The Government of Cuba has recently allowed its citizens to buy, sell, and rent property as part of a broader set of reforms that foster land market liberalization and micro-entrepreneurship by way of self-employment. For the Cuban government, this set of policies addresses the dual goals of creating wealth and increasing the housing stock. Such changes, however, could favor one goal to the detriment of the other. My research will assess how the formalization of rental markets and micro-entrepreneurship in Cuba affects access to affordable housing and the possibilities of market entry for landlords. I will develop hedonic pricing models using online rental ads to analyze the interactions between short- and long-term rental markets in Havana. I will also survey property owners to analyze the dynamics of their social network, as well as interview state and non-government actors involved in the emerging land market and review existing policies to assess barriers to market entry. Results from this research project would provide insight into possible spillover effects from property regularization in urban areas, as well as possible institutional barriers that hinder entry to housing rental markets in transitioning economies.


Seva Rodnyansky, PhD Candidate, Sol Price School of Public Policy

Do NIMBYs vote with their feet when LIHTC comes to town?

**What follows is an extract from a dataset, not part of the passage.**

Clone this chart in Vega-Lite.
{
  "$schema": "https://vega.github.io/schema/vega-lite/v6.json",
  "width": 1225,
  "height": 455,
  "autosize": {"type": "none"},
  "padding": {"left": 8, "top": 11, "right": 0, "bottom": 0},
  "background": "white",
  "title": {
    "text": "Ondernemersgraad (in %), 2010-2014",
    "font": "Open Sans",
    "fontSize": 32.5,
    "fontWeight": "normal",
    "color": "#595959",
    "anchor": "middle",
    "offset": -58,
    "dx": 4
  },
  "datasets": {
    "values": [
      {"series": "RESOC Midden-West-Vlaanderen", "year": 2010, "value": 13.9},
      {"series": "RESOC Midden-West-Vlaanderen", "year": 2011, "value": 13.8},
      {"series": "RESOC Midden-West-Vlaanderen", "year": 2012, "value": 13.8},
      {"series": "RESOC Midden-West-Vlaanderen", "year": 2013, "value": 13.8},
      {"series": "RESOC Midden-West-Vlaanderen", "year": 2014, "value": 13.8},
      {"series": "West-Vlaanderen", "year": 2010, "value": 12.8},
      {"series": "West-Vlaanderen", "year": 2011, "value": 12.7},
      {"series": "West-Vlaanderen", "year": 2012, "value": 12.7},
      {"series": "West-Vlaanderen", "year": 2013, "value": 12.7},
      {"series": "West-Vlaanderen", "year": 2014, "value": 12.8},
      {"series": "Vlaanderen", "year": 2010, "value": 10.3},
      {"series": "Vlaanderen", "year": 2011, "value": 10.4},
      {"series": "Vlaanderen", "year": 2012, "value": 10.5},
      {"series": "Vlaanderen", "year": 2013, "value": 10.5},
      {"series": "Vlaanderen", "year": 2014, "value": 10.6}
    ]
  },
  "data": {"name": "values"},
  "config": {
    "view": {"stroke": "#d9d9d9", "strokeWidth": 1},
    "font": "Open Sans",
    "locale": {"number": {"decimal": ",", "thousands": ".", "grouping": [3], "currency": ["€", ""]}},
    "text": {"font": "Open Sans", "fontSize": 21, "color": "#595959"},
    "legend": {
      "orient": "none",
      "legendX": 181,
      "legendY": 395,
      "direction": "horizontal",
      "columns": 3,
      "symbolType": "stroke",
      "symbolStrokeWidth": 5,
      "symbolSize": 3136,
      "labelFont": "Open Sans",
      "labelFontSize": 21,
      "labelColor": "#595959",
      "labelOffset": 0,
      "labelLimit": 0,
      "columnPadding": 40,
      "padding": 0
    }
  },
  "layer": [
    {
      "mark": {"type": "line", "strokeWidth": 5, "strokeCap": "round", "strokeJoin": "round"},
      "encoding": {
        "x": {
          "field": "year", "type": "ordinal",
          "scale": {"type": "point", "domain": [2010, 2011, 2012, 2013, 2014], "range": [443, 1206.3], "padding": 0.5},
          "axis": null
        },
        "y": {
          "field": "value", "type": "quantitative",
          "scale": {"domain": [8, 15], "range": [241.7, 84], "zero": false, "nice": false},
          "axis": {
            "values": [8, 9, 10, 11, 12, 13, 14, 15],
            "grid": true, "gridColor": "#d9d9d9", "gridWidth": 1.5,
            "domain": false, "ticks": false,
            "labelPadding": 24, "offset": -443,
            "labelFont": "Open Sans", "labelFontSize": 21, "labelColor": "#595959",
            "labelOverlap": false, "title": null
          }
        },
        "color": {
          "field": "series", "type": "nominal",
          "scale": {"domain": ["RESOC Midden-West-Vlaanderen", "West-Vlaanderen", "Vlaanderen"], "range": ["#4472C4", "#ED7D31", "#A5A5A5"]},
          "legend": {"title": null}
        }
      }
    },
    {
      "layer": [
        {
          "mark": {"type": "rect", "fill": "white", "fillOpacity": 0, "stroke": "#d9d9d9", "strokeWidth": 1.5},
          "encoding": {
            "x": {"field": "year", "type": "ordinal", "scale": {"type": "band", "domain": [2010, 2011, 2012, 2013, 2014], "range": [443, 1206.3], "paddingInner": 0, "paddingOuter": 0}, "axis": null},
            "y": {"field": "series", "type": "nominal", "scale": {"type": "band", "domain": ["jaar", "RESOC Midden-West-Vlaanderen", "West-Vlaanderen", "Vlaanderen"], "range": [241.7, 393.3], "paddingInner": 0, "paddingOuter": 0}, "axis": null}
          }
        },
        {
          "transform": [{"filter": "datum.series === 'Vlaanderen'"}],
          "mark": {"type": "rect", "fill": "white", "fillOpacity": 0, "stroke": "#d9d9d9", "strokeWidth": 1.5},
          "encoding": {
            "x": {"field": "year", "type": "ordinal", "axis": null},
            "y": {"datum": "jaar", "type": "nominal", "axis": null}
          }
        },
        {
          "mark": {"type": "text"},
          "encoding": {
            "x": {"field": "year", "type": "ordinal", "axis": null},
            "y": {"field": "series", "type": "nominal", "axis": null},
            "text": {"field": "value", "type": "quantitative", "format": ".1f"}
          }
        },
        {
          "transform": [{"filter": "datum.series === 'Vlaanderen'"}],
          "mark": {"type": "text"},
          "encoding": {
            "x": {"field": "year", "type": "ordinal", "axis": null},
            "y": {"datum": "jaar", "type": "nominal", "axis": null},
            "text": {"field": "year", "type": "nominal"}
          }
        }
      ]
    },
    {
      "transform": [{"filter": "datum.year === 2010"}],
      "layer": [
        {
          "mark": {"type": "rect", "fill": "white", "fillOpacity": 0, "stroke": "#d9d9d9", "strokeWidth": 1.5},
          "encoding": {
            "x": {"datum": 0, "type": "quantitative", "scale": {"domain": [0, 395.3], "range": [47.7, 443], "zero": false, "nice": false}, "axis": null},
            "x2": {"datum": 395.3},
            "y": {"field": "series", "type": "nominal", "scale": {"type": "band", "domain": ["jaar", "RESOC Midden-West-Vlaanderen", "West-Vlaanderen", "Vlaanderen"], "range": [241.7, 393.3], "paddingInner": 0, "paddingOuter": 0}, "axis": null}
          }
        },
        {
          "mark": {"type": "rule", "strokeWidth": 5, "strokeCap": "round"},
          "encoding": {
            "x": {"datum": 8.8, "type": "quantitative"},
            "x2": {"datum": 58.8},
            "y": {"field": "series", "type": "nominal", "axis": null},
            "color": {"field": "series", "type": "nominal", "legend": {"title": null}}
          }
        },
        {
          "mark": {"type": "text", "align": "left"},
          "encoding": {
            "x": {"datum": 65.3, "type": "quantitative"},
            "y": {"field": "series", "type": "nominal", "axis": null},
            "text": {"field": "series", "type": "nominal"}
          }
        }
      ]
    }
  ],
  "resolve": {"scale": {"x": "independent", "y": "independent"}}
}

Externalities produced by the siting of affordable housing have been debated in the economics literature for some time. Diamond and McQuade (2016), in a national analysis, show that the effects of Low Income Housing Tax Credit (LIHTC) properties on housing prices and crime vary by neighborhood income. Woo et al. (2016) describe the effects of LIHTC on neighborhood stability measured via home sales, with their results indicating higher turnover in areas with affordable housing projects. My proposed research asks: Has the siting of LIHTC properties in Los Angeles County since 1993 been a negative externality that changes the demand for living in the adjacent neighborhood and causes an outflow of households? If so, is this a general phenomenon or is it limited to wealthier households? My analysis shifts the measurement of externality to mobility as rather than housing prices or crime. Methodologically, I use a unique household-level administrative database of tax data annually for Los Angeles County from 1993-2013 to improve on previous methodologies. I liken the potential household out-movement to a NIMBY phenomenon and test Tiebout’s (1956) theory that residents vote with their feet in light of an amenity change in their neighborhood. 


Bingbing Wang, PhD Candidate, Sol Price School of Public Policy  

The effect of retail service on nearby property values

In this article, we test whether housing values are affected by the proximity to retail projects. We analyze the effects with differences in distance between the housing and the retail, the size, and the qualities of the retail. We employ the data from Data Quick for the housing prices and retail data from the International Council of Shopping Centers (ICSC). For the quality effect, we specifically investigates the effect difference of Whole Foods and Walmart. We expect that the effects are not negative and Whole Foods exerts a larger effect than Walmart.